Frente a las críticas a la designación del Consejo de Participación Ciudadana, la respuesta ha sido que su selección se ha hecho, de acuerdo con lo que dice la Constitución, por un concurso de méritos, en donde lo que ha pesado son los certificados presentados y el resultado de un examen con preguntas de cultura general. Pero el resultado contradice el argumento, porque lo que en realidad se ha dado es que los siete miembros elegidos del Consejo tienen claras vinculaciones políticas y la mayoría de ellos son “cuota” del Gobierno.
Pero, una vez más, debemos establecer que la cuestión de fondo no es que se hubieran aplicado mal las normas, sino de que las normas mismas son perversas. Es el principio de designación por una supuesta “meritocracia” lo que debe cuestionarse. El tal concurso de méritos no es democrático ni representativo. Está condenado a ser siempre una farsa. No importa si se hace bien o mal el concurso. De todas formas, en la designación de ese consejo ni hay meritocracia posible ni democracia real.
Se puede escoger por concurso de méritos y examen de conocimientos a un buen jurista, a un buen carpintero, hasta a Miss Ecuador; pero no se puede seleccionar así a los buenos ciudadanos. ¿Qué certificados le hacen a uno un buen ciudadano? ¿Qué preguntas deben contestar quienes deben demostrar que son buenos ciudadanos?

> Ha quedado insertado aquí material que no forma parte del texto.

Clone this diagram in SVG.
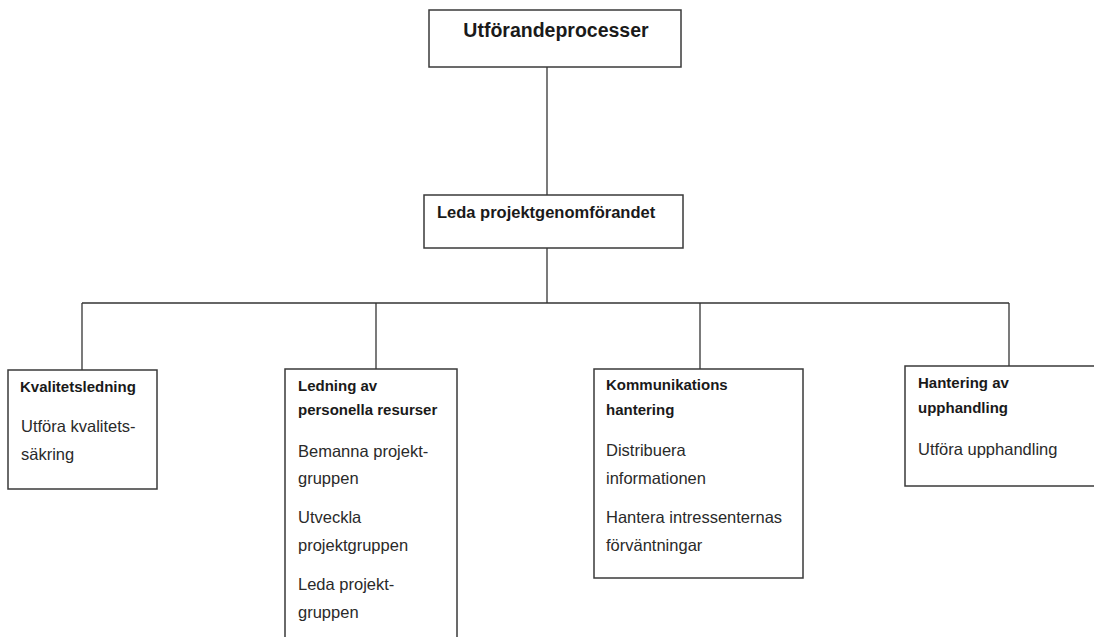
<svg xmlns="http://www.w3.org/2000/svg" width="1094" height="637" viewBox="0 0 1094 637">
<style>
.box{fill:#fff;stroke:#3a3a3a;stroke-width:1.5}
.con{stroke:#333;stroke-width:1.3;fill:none}
text{font-family:"Liberation Sans",Arial,sans-serif;fill:#1a1a1a}
.t0{font-size:19.5px;font-weight:bold}
.t1{font-size:16.5px;font-weight:bold}
.h{font-size:15px;font-weight:bold}
.b{font-size:16.5px;fill:#2a2a2a}
</style>
<rect width="1094" height="637" fill="#fff"/>
<g id="connectors">
<line class="con" x1="547" y1="67" x2="547" y2="195"/>
<line class="con" x1="547" y1="248" x2="547" y2="303"/>
<line class="con" x1="82" y1="303" x2="1009" y2="303"/>
<line class="con" x1="82" y1="303" x2="82" y2="370"/>
<line class="con" x1="376" y1="303" x2="376" y2="369"/>
<line class="con" x1="700" y1="303" x2="700" y2="369"/>
<line class="con" x1="1009" y1="303" x2="1009" y2="366"/>
</g>
<g id="root">
<rect class="box" x="429" y="10" width="252" height="57"/>
<text class="t0" x="556" y="37" text-anchor="middle">Utförandeprocesser</text>
</g>
<g id="leda">
<rect class="box" x="424" y="195" width="259" height="53"/>
<text class="t1" x="437" y="218">Leda projektgenomförandet</text>
</g>
<g id="kvalitet">
<rect class="box" x="8" y="370" width="149" height="119"/>
<text class="h" x="20" y="392">Kvalitetsledning</text>
<text class="b" x="21" y="432">Utföra kvalitets-</text>
<text class="b" x="21" y="460">säkring</text>
</g>
<g id="personal">
<rect class="box" x="285" y="369" width="172" height="275"/>
<text class="h" x="298" y="391">Ledning av</text>
<text class="h" x="298" y="415">personella resurser</text>
<text class="b" x="298" y="457">Bemanna projekt-</text>
<text class="b" x="298" y="484">gruppen</text>
<text class="b" x="298" y="523">Utveckla</text>
<text class="b" x="298" y="551">projektgruppen</text>
<text class="b" x="298" y="590">Leda projekt-</text>
<text class="b" x="298" y="618">gruppen</text>
</g>
<g id="kommunikation">
<rect class="box" x="594" y="369" width="209" height="209"/>
<text class="h" x="606" y="390">Kommunikations</text>
<text class="h" x="606" y="415">hantering</text>
<text class="b" x="606" y="456">Distribuera</text>
<text class="b" x="606" y="484">informationen</text>
<text class="b" x="606" y="523">Hantera intressenternas</text>
<text class="b" x="606" y="551">förväntningar</text>
</g>
<g id="upphandling">
<rect class="box" x="905" y="366" width="195" height="120"/>
<text class="h" x="918" y="388">Hantering av</text>
<text class="h" x="918" y="413">upphandling</text>
<text class="b" x="918" y="455">Utföra upphandling</text>
</g>
</svg>
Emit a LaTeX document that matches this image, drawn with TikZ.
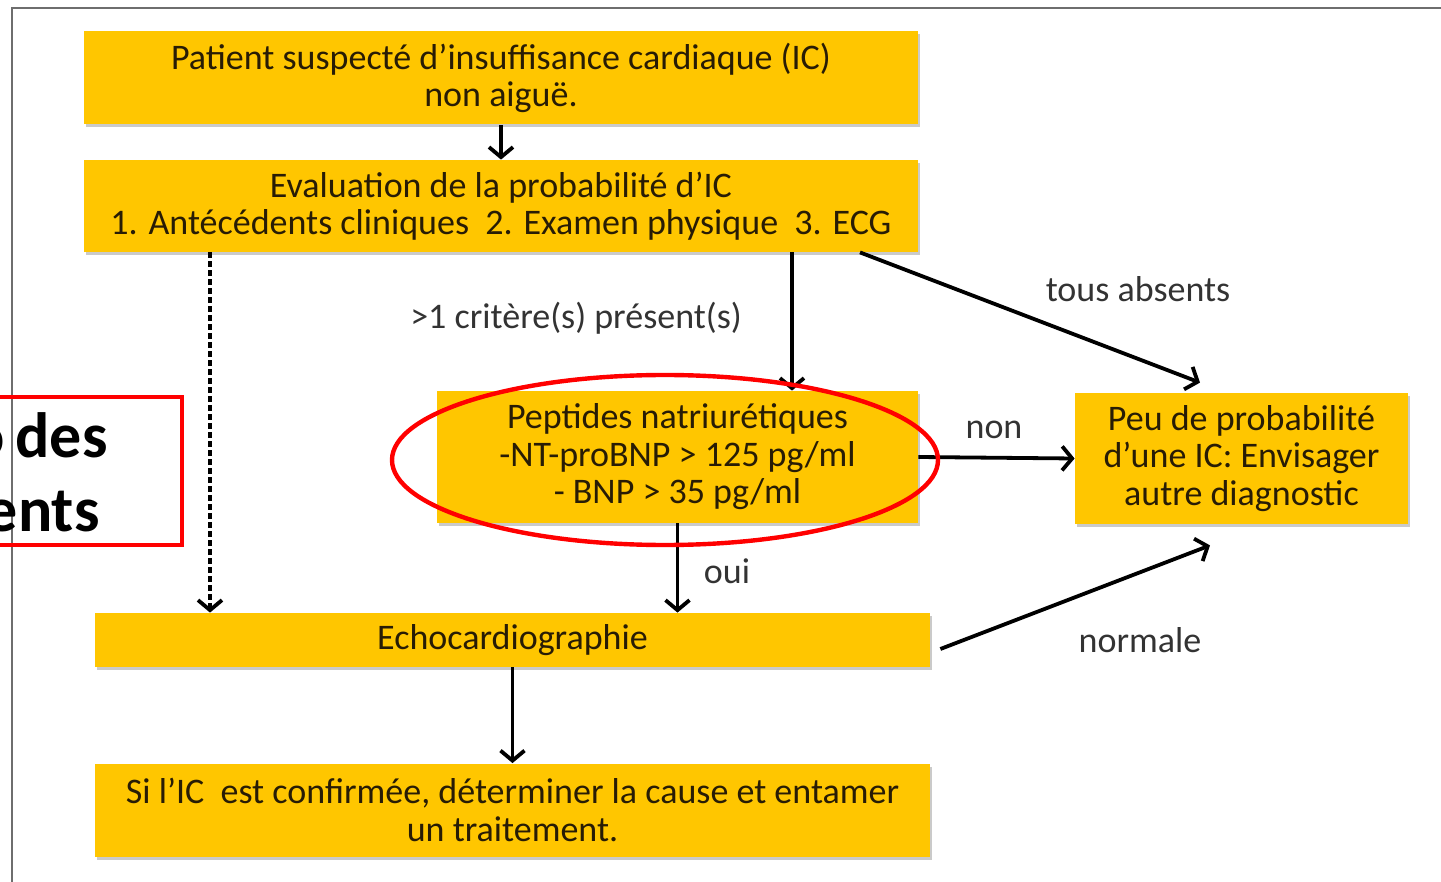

Las atribuciones de control las tienen los parlamentos en todas las formas de democracia. Verdad es que en nuestro país el Congreso llegó a los más altos niveles de desprestigio, entre otras causas porque dominaron el compromiso político y la corrupción en muchas de las elecciones de funcionarios y en los procesos de fiscalización. Pero la solución a ese problema resultó peor que la enfermedad. El prurito de cambio no puede llevarnos a negar principios básicos como el de la representación por elección, que rige en todo el mundo.
En este país hubo una lucha para que los gobernantes fueran elegidos por la ciudadanía. Fue un derecho adquirido con grandes sacrificios. No deberíamos suprimirlo. Desde la colonia, los sectores populares eligen a sus autoridades. A nadie se le ocurre nombrar al Presidente de una cooperativa o a un Secretario General de un sindicato, ni siquiera al prioste de una fiesta, por “concurso”. Se vota y el que tiene más respaldo de la gente gana. No parece que debemos hacer menos cuando se escogen miembros de una alta función del Estado.
La ‘meritocracia’ entendida como nombramientos a base de pruebas confusas y certificaciones dudosas no es la elección de los mejores. Es una estafa, una ruleta que suplanta a la voluntad ciudadana. Peor aún si resulta evidente que al fin de fines los supuestos “méritos” son buenas conexiones políticas, que garantizan la elección con certificados y preguntas de por medio.